_STORED DATA_
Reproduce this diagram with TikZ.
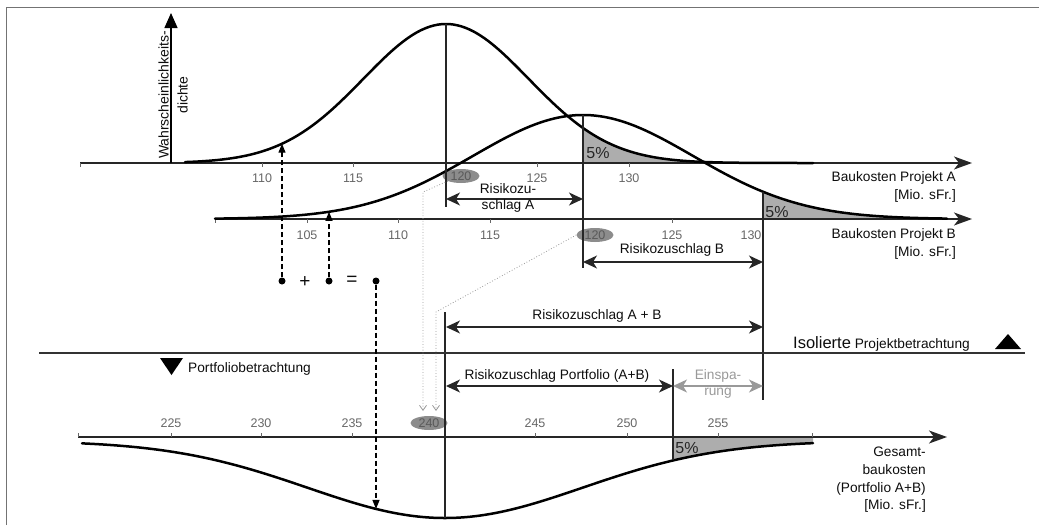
\documentclass[tikz,border=0pt]{standalone}
\usepackage{fontspec}
\setmainfont{Liberation Sans}
\usetikzlibrary{arrows.meta,shapes.geometric}
\begin{document}
\begin{tikzpicture}[x=1pt,y=-1pt,
  declare function={
    fa(\x)=163-139*exp(-0.5*((\x-446)/82.5)*((\x-446)/82.5));
    fb(\x)=219-104*exp(-0.5*((\x-583)/110)*((\x-583)/110));
    fp(\x)=441+77*exp(-0.5*((\x-445)/137.5)*((\x-445)/137.5));
  },
  lbl/.style={font=\fontsize{13.7}{18}\selectfont, text=black!95, inner sep=0pt, align=center},
  rlbl/.style={font=\fontsize{13.7}{17.7}\selectfont, text=black!95, inner sep=0pt, align=right, anchor=east},
  ticklbl/.style={font=\fontsize{12.5}{14}\selectfont, text=black!60, inner sep=0pt},
  pct/.style={font=\fontsize{16}{18}\selectfont, text=black!85, inner sep=0pt},
  oval/.style={ellipse, fill=black!45, text=black!65, inner sep=0pt, minimum width=37pt, minimum height=14pt, font=\fontsize{12.5}{14}\selectfont},
  axisline/.style={line width=1.3pt, black!85, -{Stealth[length=18pt,width=13pt,inset=5pt]}},
  curve/.style={line width=2.5pt, line join=round, line cap=round},
  vline/.style={line width=1.2pt, black!85},
  tickmark/.style={line width=0.8pt, black!60},
  dbl/.style={line width=1.3pt, black!85, {Stealth[length=14pt,width=13pt,inset=4pt]}-{Stealth[length=14pt,width=13pt,inset=4pt]}},
  dblgray/.style={line width=1.3pt, black!40, {Stealth[length=14pt,width=13pt,inset=4pt]}-{Stealth[length=14pt,width=13pt,inset=4pt]}},
  dasharr/.style={line width=1.3pt, dash pattern=on 5pt off 3pt, -{Triangle[length=9pt,width=7pt]}},
  dotarr/.style={line width=0.8pt, black!40, dotted, -{Straight Barb[length=5pt,width=7pt]}},
  knot/.style={circle, fill=black, inner sep=0pt, minimum size=7pt},
  shade5/.style={fill=black!32},
]
\useasboundingbox (0,0) rectangle (1039,525);
% frame
\coordinate (fr1) at (6,525); \coordinate (fr2) at (6,7); \coordinate (fr3) at (1039,7);
\draw[line width=1pt, black!55] (fr1) -- (fr2) -- (fr3);

% shaded tails
\fill[shade5] (583,163) -- plot[domain=583:813,samples=60] (\x,{fa(\x)}) -- (813,163) -- cycle;
\fill[shade5] (763,219) -- plot[domain=763:947,samples=60] (\x,{fb(\x)}) -- (947,219) -- cycle;
\fill[shade5] (673,437) -- plot[domain=673:813,samples=60] (\x,{fp(\x)}) -- (813,437) -- cycle;

% axes
\coordinate (axA0) at (80,163); \coordinate (axA1) at (972,163);
\coordinate (axB0) at (215,219); \coordinate (axB1) at (972,219);
\coordinate (axP0) at (78,437); \coordinate (axP1) at (947,437);
\draw[axisline] (axA0) -- (axA1);
\draw[axisline] (axB0) -- (axB1);
\draw[axisline] (axP0) -- (axP1);
\coordinate (dens0) at (171,163); \coordinate (dens1) at (171,13);
\draw[line width=1.3pt, -{Triangle[length=15pt,width=13pt]}] (dens0) -- (dens1);

% ticks
\foreach \t in {80,262,353,446,537,629} \draw[tickmark] (\t,163) -- (\t,167);
\foreach \t in {215,307,398,490,672} \draw[tickmark] (\t,219) -- (\t,223);
\foreach \t in {78,171,261,352,445,535,627,718,812} \draw[tickmark] (\t,437) -- (\t,433);

% tick labels
\node[ticklbl] (a110) at (262,178) {110};
\node[ticklbl] (a115) at (353,178) {115};
\node[ticklbl] (a125) at (537,178) {125};
\node[ticklbl] (a130) at (629,178) {130};
\node[oval] (a120) at (461,176) {120};
\node[ticklbl] (b105) at (307,235) {105};
\node[ticklbl] (b110) at (398,235) {110};
\node[ticklbl] (b115) at (490,235) {115};
\node[ticklbl] (b125) at (672,235) {125};
\node[ticklbl] (b130) at (751,235) {130};
\node[oval] (b120) at (595,235) {120};
\node[ticklbl] (p225) at (171,423) {225};
\node[ticklbl] (p230) at (261,423) {230};
\node[ticklbl] (p235) at (352,423) {235};
\node[ticklbl] (p245) at (535,423) {245};
\node[ticklbl] (p250) at (627,423) {250};
\node[ticklbl] (p255) at (718,423) {255};
\node[oval] (p240) at (429,423) {240};

% curves
\draw[curve] plot[domain=185:813,samples=160,smooth] (\x,{fa(\x)});
\draw[curve] plot[domain=215:947,samples=180,smooth] (\x,{fb(\x)});
\draw[curve] plot[domain=82:813,samples=180,smooth] (\x,{fp(\x)});

% vertical lines
\coordinate (v1t) at (446,{fa(446)}); \coordinate (v1b) at (446,207);
\coordinate (v2t) at (583,{fb(583)}); \coordinate (v2b) at (583,268);
\coordinate (v3t) at (763,{fb(763)}); \coordinate (v3b) at (763,400);
\coordinate (v4t) at (445,312); \coordinate (v4b) at (445,{fp(445)});
\coordinate (v5t) at (673,369); \coordinate (v5b) at (673,{fp(673)});
\draw[vline] (v1t) -- (v1b);
\draw[vline] (v2t) -- (v2b);
\draw[vline] (v3t) -- (v3b);
\draw[vline] (v4t) -- (v4b);
\draw[vline] (v5t) -- (v5b);

% percent labels
\node[pct] (pA) at (598,153) {5\%};
\node[pct] (pB) at (777,212) {5\%};
\node[pct] (pP) at (687,448) {5\%};

% risk arrows
\coordinate (ra1) at (446,199); \coordinate (ra2) at (583,199);
\coordinate (rb1) at (583,262); \coordinate (rb2) at (763,262);
\coordinate (rab1) at (446,327); \coordinate (rab2) at (763,327);
\coordinate (rp1) at (446,386); \coordinate (rp2) at (673,386);
\coordinate (es1) at (673,386); \coordinate (es2) at (763,386);
\draw[dbl] (ra1) -- (ra2);
\draw[dbl] (rb1) -- (rb2);
\draw[dbl] (rab1) -- (rab2);
\draw[dbl] (rp1) -- (rp2);
\draw[dblgray] (es1) -- (es2);
\node[lbl, font=\fontsize{13.7}{16}\selectfont] (tRA) at (508,198) {Risikozu-\\schlag A};
\node[lbl] (tRB) at (672,250) {Risikozuschlag B};
\node[lbl] (tRAB) at (597,316) {Risikozuschlag A + B};
\node[lbl] (tRP) at (557,376) {Risikozuschlag Portfolio (A+B)};
\node[lbl, text=black!40, font=\fontsize{13.7}{16.5}\selectfont] (tES) at (718,384) {Einspa-\\rung};

% separator
\coordinate (sep0) at (39,353); \coordinate (sep1) at (1025,353);
\draw[line width=1.3pt, black!80] (sep0) -- (sep1);
\node[lbl, anchor=base west] (tIso) at (793,348) {{\fontsize{16.5}{18}\selectfont Isolierte} Projektbetrachtung};
\fill (995,349) -- (1021,349) -- (1008,334) -- cycle;
\fill (160,358) -- (183,358) -- (171.5,375) -- cycle;
\node[lbl, anchor=west] (tPort) at (188,369) {Portfoliobetrachtung};

% axis labels
\node[rlbl] (lA) at (956,187) {Baukosten Projekt A\\{[Mio. sFr.]}};
\node[rlbl] (lB) at (956,244) {Baukosten Projekt B\\{[Mio. sFr.]}};
\node[rlbl] (lP) at (926,480) {Gesamt-\\baukosten\\(Portfolio A+B)\\{[Mio. sFr.]}};
\node[lbl, font=\fontsize{14}{19}\selectfont, rotate=90] (lD) at (173,95) {Wahrscheinlichkeits-\\dichte};

% sum construction
\node[knot] (k1) at (282,281) {};
\node[knot] (k2) at (329,281) {};
\node[knot] (k3) at (376,281) {};
\node[lbl, font=\fontsize{19}{20}\selectfont] (plus) at (305,282) {+};
\node[lbl, font=\fontsize{19}{20}\selectfont] (eq) at (352,281) {=};
\coordinate (ka) at (282,{fa(282)});
\coordinate (kb) at (329,{fb(329)});
\coordinate (kp) at (376,{fp(376)});
\draw[dasharr] (k1) -- (ka);
\draw[dasharr] (k2) -- (kb);
\draw[dasharr] (k3) -- (kp);

% dotted projections
\coordinate (d1a) at (423,192); \coordinate (d1b) at (423,411);
\coordinate (d2a) at (436,312); \coordinate (d2b) at (436,411);
\draw[dotarr] (a120.south west) -- (d1a) -- (d1b);
\draw[dotarr] (b120.west) -- (d2a) -- (d2b);
\end{tikzpicture}
\end{document}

_TASK DESCRIPTION_
Please repeat exactly the data above from its first line to the line that contains "(fr2) -- (fr3);", inclusive, and leave every picture out.

_EXERCISE RESPONSE_
Reproduce this diagram with TikZ.
\documentclass[tikz,border=0pt]{standalone}
\usepackage{fontspec}
\setmainfont{Liberation Sans}
\usetikzlibrary{arrows.meta,shapes.geometric}
\begin{document}
\begin{tikzpicture}[x=1pt,y=-1pt,
  declare function={
    fa(\x)=163-139*exp(-0.5*((\x-446)/82.5)*((\x-446)/82.5));
    fb(\x)=219-104*exp(-0.5*((\x-583)/110)*((\x-583)/110));
    fp(\x)=441+77*exp(-0.5*((\x-445)/137.5)*((\x-445)/137.5));
  },
  lbl/.style={font=\fontsize{13.7}{18}\selectfont, text=black!95, inner sep=0pt, align=center},
  rlbl/.style={font=\fontsize{13.7}{17.7}\selectfont, text=black!95, inner sep=0pt, align=right, anchor=east},
  ticklbl/.style={font=\fontsize{12.5}{14}\selectfont, text=black!60, inner sep=0pt},
  pct/.style={font=\fontsize{16}{18}\selectfont, text=black!85, inner sep=0pt},
  oval/.style={ellipse, fill=black!45, text=black!65, inner sep=0pt, minimum width=37pt, minimum height=14pt, font=\fontsize{12.5}{14}\selectfont},
  axisline/.style={line width=1.3pt, black!85, -{Stealth[length=18pt,width=13pt,inset=5pt]}},
  curve/.style={line width=2.5pt, line join=round, line cap=round},
  vline/.style={line width=1.2pt, black!85},
  tickmark/.style={line width=0.8pt, black!60},
  dbl/.style={line width=1.3pt, black!85, {Stealth[length=14pt,width=13pt,inset=4pt]}-{Stealth[length=14pt,width=13pt,inset=4pt]}},
  dblgray/.style={line width=1.3pt, black!40, {Stealth[length=14pt,width=13pt,inset=4pt]}-{Stealth[length=14pt,width=13pt,inset=4pt]}},
  dasharr/.style={line width=1.3pt, dash pattern=on 5pt off 3pt, -{Triangle[length=9pt,width=7pt]}},
  dotarr/.style={line width=0.8pt, black!40, dotted, -{Straight Barb[length=5pt,width=7pt]}},
  knot/.style={circle, fill=black, inner sep=0pt, minimum size=7pt},
  shade5/.style={fill=black!32},
]
\useasboundingbox (0,0) rectangle (1039,525);
% frame
\coordinate (fr1) at (6,525); \coordinate (fr2) at (6,7); \coordinate (fr3) at (1039,7);
\draw[line width=1pt, black!55] (fr1) -- (fr2) -- (fr3);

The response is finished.